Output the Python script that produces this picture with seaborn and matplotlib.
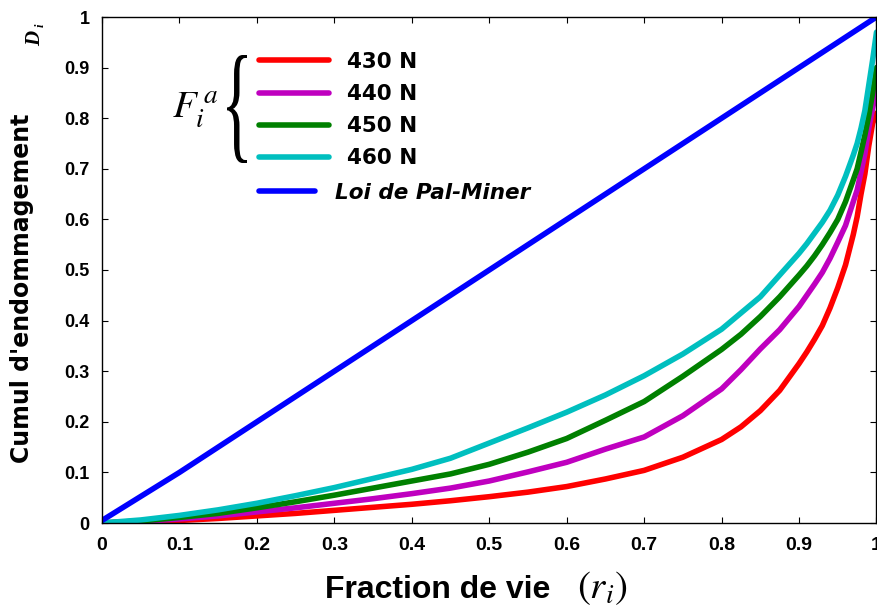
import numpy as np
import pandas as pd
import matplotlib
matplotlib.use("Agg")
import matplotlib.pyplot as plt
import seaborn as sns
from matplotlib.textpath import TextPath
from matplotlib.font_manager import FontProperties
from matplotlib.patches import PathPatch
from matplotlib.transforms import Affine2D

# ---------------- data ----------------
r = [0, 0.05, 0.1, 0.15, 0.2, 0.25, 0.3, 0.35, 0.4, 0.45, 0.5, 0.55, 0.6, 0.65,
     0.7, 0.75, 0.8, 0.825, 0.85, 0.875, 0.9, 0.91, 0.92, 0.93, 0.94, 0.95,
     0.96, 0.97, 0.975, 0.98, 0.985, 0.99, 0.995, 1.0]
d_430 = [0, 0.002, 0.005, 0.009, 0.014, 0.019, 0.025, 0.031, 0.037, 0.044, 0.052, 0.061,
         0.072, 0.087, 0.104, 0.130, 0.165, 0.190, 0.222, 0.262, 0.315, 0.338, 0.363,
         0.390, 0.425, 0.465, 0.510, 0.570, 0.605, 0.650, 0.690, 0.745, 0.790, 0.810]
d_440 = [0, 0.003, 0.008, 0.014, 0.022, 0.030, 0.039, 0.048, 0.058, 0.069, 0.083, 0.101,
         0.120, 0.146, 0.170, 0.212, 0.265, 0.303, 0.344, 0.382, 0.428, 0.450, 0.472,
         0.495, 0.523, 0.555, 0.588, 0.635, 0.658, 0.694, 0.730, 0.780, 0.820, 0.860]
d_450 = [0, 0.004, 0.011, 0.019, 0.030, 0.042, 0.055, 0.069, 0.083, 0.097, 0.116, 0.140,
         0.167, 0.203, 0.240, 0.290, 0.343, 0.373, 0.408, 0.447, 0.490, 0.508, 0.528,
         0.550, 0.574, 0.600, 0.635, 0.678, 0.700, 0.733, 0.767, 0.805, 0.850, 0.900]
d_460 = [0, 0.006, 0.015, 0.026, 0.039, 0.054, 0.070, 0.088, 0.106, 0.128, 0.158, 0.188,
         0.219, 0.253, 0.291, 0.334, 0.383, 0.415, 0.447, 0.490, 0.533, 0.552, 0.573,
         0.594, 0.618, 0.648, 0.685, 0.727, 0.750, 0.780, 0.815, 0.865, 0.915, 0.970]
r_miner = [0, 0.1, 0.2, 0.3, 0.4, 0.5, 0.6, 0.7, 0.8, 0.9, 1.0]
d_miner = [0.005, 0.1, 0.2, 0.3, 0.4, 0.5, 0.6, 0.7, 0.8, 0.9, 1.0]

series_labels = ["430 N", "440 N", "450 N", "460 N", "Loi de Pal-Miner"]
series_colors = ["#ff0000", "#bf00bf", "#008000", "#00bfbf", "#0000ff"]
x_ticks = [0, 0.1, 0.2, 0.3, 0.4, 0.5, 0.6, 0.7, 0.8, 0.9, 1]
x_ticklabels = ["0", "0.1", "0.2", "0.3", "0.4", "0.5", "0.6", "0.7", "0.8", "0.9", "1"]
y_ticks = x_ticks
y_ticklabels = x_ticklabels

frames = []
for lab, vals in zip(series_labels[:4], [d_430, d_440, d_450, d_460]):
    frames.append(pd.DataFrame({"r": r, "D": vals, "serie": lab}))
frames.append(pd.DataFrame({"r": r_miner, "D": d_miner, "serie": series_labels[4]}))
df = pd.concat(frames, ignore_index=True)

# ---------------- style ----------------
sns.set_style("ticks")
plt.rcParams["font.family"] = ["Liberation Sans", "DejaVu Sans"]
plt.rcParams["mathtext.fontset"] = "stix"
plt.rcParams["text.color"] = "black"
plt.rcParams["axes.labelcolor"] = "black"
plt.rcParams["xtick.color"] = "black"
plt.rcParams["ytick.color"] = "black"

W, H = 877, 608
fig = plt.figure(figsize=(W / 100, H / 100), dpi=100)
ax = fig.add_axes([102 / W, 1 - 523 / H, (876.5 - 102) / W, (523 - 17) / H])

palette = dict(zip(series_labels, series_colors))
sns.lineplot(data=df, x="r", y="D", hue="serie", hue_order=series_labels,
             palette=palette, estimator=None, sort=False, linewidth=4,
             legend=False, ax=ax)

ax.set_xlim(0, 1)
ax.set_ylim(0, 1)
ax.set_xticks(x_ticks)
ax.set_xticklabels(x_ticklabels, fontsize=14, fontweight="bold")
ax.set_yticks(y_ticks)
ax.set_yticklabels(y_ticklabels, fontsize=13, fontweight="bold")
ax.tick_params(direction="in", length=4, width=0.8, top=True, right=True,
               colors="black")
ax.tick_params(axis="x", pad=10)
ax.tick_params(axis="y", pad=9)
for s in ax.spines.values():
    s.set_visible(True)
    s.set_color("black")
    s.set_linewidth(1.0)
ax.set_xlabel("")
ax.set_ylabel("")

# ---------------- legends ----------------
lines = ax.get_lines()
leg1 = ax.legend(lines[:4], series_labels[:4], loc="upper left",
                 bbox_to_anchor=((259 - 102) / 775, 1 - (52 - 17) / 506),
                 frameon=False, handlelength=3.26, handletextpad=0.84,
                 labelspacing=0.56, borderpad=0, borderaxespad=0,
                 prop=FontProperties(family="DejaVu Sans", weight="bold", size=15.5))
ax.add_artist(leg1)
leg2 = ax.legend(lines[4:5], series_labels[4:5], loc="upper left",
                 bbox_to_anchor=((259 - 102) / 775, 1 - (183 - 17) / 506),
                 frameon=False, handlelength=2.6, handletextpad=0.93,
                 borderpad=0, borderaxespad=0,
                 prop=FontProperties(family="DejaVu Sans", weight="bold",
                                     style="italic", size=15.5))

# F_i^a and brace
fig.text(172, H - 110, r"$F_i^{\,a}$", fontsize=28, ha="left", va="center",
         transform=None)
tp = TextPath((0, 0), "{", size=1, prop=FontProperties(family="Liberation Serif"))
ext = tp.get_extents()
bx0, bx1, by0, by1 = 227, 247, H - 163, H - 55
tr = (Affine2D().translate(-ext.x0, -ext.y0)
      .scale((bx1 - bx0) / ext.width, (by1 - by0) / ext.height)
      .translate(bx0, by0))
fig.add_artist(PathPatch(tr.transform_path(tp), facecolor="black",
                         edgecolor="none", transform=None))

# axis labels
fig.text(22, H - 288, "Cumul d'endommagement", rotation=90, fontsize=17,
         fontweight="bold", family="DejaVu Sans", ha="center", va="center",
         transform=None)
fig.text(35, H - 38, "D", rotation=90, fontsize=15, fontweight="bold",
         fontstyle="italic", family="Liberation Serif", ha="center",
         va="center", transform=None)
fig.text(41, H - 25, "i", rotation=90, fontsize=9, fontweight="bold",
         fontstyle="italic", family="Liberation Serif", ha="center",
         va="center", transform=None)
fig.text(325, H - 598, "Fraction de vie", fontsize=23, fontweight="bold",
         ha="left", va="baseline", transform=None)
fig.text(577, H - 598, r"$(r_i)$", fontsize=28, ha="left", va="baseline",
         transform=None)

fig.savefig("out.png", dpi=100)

_What to produce_
Your task is to reproduce exactly the lines from the start of the data above through the line containing "from matplotlib.transforms import Affine2D", leaving every picture out.

_Final result_
Output the Python script that produces this picture with seaborn and matplotlib.
import numpy as np
import pandas as pd
import matplotlib
matplotlib.use("Agg")
import matplotlib.pyplot as plt
import seaborn as sns
from matplotlib.textpath import TextPath
from matplotlib.font_manager import FontProperties
from matplotlib.patches import PathPatch
from matplotlib.transforms import Affine2D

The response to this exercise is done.